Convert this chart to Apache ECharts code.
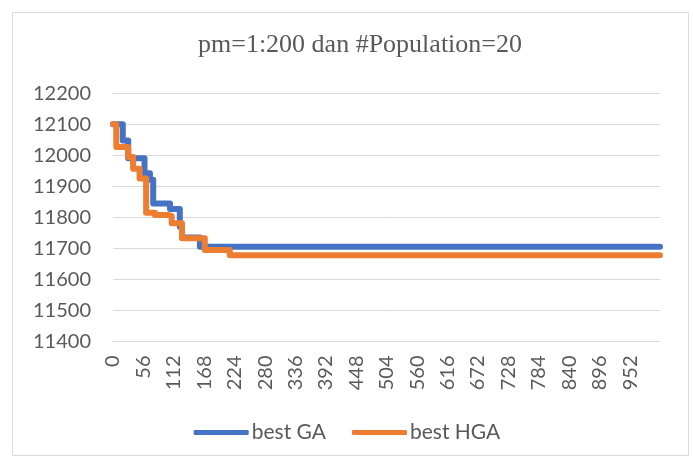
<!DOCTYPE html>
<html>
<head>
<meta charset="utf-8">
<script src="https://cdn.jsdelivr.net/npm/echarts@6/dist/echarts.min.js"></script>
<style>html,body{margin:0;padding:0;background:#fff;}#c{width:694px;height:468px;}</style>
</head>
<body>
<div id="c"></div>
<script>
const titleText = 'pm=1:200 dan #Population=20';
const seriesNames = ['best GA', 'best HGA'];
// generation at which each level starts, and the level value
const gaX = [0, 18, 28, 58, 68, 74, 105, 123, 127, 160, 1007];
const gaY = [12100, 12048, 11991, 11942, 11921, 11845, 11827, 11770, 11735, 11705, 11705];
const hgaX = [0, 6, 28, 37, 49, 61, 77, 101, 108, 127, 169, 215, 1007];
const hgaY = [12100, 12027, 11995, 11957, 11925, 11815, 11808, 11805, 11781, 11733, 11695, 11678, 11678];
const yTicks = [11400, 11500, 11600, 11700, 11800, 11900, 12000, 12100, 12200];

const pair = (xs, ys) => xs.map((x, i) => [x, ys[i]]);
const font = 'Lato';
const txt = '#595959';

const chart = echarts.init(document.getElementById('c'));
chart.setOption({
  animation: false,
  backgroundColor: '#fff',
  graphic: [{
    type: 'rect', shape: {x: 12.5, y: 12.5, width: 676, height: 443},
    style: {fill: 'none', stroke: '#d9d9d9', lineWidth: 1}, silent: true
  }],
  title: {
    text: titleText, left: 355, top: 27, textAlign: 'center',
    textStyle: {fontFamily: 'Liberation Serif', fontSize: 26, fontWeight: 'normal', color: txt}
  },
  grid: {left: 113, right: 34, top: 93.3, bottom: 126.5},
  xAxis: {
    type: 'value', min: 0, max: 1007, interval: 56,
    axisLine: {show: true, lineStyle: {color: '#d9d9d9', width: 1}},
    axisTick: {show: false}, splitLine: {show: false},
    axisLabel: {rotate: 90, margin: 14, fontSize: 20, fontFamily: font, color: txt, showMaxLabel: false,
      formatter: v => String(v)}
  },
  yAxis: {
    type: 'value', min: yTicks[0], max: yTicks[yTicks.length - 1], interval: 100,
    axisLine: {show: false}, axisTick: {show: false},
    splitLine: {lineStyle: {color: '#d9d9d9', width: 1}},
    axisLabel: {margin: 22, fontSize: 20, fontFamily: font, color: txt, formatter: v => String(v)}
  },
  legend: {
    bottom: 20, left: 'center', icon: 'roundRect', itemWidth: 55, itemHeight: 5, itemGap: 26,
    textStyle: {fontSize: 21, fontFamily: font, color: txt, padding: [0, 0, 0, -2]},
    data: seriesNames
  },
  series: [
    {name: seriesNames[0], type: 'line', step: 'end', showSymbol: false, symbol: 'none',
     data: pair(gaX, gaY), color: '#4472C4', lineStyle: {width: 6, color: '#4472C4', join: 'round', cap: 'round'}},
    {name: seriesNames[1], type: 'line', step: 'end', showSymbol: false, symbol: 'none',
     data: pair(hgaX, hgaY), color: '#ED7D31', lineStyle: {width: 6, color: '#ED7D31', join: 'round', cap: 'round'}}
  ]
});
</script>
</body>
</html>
○ ○ ○ ○ ○ ○ ○
Restate each line from the start of the listing through the line bearing "const txt = '#595959';" word for word. Drop the pictures.

Convert this chart to Apache ECharts code.
<!DOCTYPE html>
<html>
<head>
<meta charset="utf-8">
<script src="https://cdn.jsdelivr.net/npm/echarts@6/dist/echarts.min.js"></script>
<style>html,body{margin:0;padding:0;background:#fff;}#c{width:694px;height:468px;}</style>
</head>
<body>
<div id="c"></div>
<script>
const titleText = 'pm=1:200 dan #Population=20';
const seriesNames = ['best GA', 'best HGA'];
// generation at which each level starts, and the level value
const gaX = [0, 18, 28, 58, 68, 74, 105, 123, 127, 160, 1007];
const gaY = [12100, 12048, 11991, 11942, 11921, 11845, 11827, 11770, 11735, 11705, 11705];
const hgaX = [0, 6, 28, 37, 49, 61, 77, 101, 108, 127, 169, 215, 1007];
const hgaY = [12100, 12027, 11995, 11957, 11925, 11815, 11808, 11805, 11781, 11733, 11695, 11678, 11678];
const yTicks = [11400, 11500, 11600, 11700, 11800, 11900, 12000, 12100, 12200];

const pair = (xs, ys) => xs.map((x, i) => [x, ys[i]]);
const font = 'Lato';
const txt = '#595959';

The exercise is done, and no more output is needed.